Malator is an Earth house, built with an exterior glass wall facing Druidston Haven and looking out over St Brides Bay, Pembrokeshire. It is sunk into the ground to have a minimal impact on the landscape. Inside, the building has an open-plan format in a style compared to that of a medieval hall. An open log fire is a centrepiece to the room, with communal seating located around it. Multi-coloured pods in that large room divide the space.

==History==
It was built in 1998 for Bob Marshall-Andrews, QC, who was MP for the constituency of Medway from 1997 to 2010, and his wife Gill Marshall-Andrews. The architects on the project were Future Systems, a design company. The design of the building has resulted in it locally being referred to as the "Teletubby house" in reference to the building from the BBC children's television series. It was built as an earth house for design reasons rather than as part of any ecological requirement.

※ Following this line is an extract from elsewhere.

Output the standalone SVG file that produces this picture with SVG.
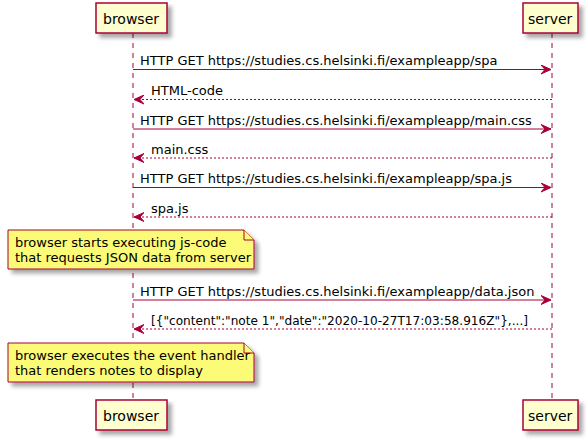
<svg xmlns="http://www.w3.org/2000/svg" width="588" height="441" viewBox="0 0 588 441">
<defs>
<filter id="sh" x="-10%" y="-10%" width="130%" height="150%">
<feGaussianBlur in="SourceAlpha" stdDeviation="2"/>
<feOffset dx="4" dy="4" result="b"/>
<feComponentTransfer><feFuncA type="linear" slope="0.35"/></feComponentTransfer>
<feMerge><feMergeNode/><feMergeNode in="SourceGraphic"/></feMerge>
</filter>
<marker id="ah" viewBox="0 0 11 10" refX="10" refY="5" markerWidth="11" markerHeight="10" markerUnits="userSpaceOnUse" orient="auto">
<polygon points="0,0.5 10,5 0,9.5 4,5" fill="#A80036" stroke="#A80036" stroke-width="1"/>
</marker>
</defs>
<style>
.life{stroke:#A80036;stroke-width:1;stroke-dasharray:5,5;fill:none}
.box{fill:#FEFECE;stroke:#A80036;stroke-width:1.5}
.note{fill:#FBFB77;stroke:#A80036;stroke-width:1}
.pt{font-family:"DejaVu Sans",sans-serif;font-size:14px;fill:#000}
.t{font-family:"DejaVu Sans",sans-serif;font-size:13px;fill:#000}
.msg{stroke:#A80036;stroke-width:1;fill:none;marker-end:url(#ah)}
.ret{stroke:#A80036;stroke-width:1;fill:none;stroke-dasharray:2,2;marker-end:url(#ah)}
</style>
<rect width="588" height="441" fill="#FFFFFF"/>
<g id="lifelines">
<line class="life" x1="133" y1="33" x2="133" y2="400"/>
<line class="life" x1="552" y1="33" x2="552" y2="400"/>
</g>
<g id="browser">
<rect class="box" x="96" y="3" width="71" height="30" filter="url(#sh)"/>
<text class="pt" x="103" y="23.5">browser</text>
</g>
<g id="server">
<rect class="box" x="523" y="3" width="55" height="30" filter="url(#sh)"/>
<text class="pt" x="528" y="23.5">server</text>
</g>
<g id="browser-bottom">
<rect class="box" x="96" y="400" width="71" height="30" filter="url(#sh)"/>
<text class="pt" x="103" y="421">browser</text>
</g>
<g id="server-bottom">
<rect class="box" x="523" y="400" width="55" height="30" filter="url(#sh)"/>
<text class="pt" x="528" y="421">server</text>
</g>
<g id="connectors">
<line class="msg" x1="133" y1="69.5" x2="551" y2="69.5"/>
<text class="t" x="140" y="65">HTTP GET https://studies.cs.helsinki.fi/exampleapp/spa</text>
<line class="ret" x1="552" y1="99.5" x2="134" y2="99.5"/>
<text class="t" x="151" y="94.5">HTML-code</text>
<line class="msg" x1="133" y1="129" x2="551" y2="129"/>
<text class="t" x="140" y="124.5">HTTP GET https://studies.cs.helsinki.fi/exampleapp/main.css</text>
<line class="ret" x1="552" y1="158" x2="134" y2="158"/>
<text class="t" x="151" y="153.5">main.css</text>
<line class="msg" x1="133" y1="187.5" x2="551" y2="187.5"/>
<text class="t" x="140" y="183">HTTP GET https://studies.cs.helsinki.fi/exampleapp/spa.js</text>
<line class="ret" x1="552" y1="217" x2="134" y2="217"/>
<text class="t" x="151" y="212.5">spa.js</text>
<line class="msg" x1="133" y1="300" x2="551" y2="300"/>
<text class="t" x="140" y="295.5">HTTP GET https://studies.cs.helsinki.fi/exampleapp/data.json</text>
<line class="ret" x1="552" y1="329" x2="134" y2="329"/>
<text class="t" x="151" y="324.5" textLength="377" lengthAdjust="spacingAndGlyphs">[{"content":"note 1","date":"2020-10-27T17:03:58.916Z"},...]</text>
</g>
<g id="note1">
<path class="note" d="M8,230 L244,230 L254,240 L254,269 L8,269 Z" filter="url(#sh)"/>
<path class="note" d="M244,230 L244,240 L254,240"/>
<text class="t" x="15" y="247">browser starts executing js-code</text>
<text class="t" x="15" y="262">that requests JSON data from server</text>
</g>
<g id="note2">
<path class="note" d="M8,343 L244,343 L254,353 L254,382 L8,382 Z" filter="url(#sh)"/>
<path class="note" d="M244,343 L244,353 L254,353"/>
<text class="t" x="15" y="360">browser executes the event handler</text>
<text class="t" x="15" y="375">that renders notes to display</text>
</g>
</svg>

The building appeared in the first episode of the property television show Homes by the Sea, broadcast on the More4 channel on 16 October 2014. In the show, Marshall-Andrews gave a tour to presenter Charlie Luxton.

The history of the Malator's conception, design and construction is described in an interview of Ivan Margolius with Gill Marshall-Andrews in Jan Kaplický - For the Future and For Beauty book.

==Reception==
In the dual language book Y Tu Mewn i Gartrefi Cymru / Inside Welsh Homes by Rachael Barnwell and Richard Suggett, Malator was described as representing an experiment that "will continue to change our ideas about the arrangement of our domestic space." Architectural Digest magazine included Malator in a list of the most innovative houses of the 20th century. In the Pembrokeshire volume of The Buildings of Wales series by Thomas Lloyd, Julian Orbach and Robert Scourfield, the authors called Malator a "success, the more shining amid the general failure of house design of the later [20th century]".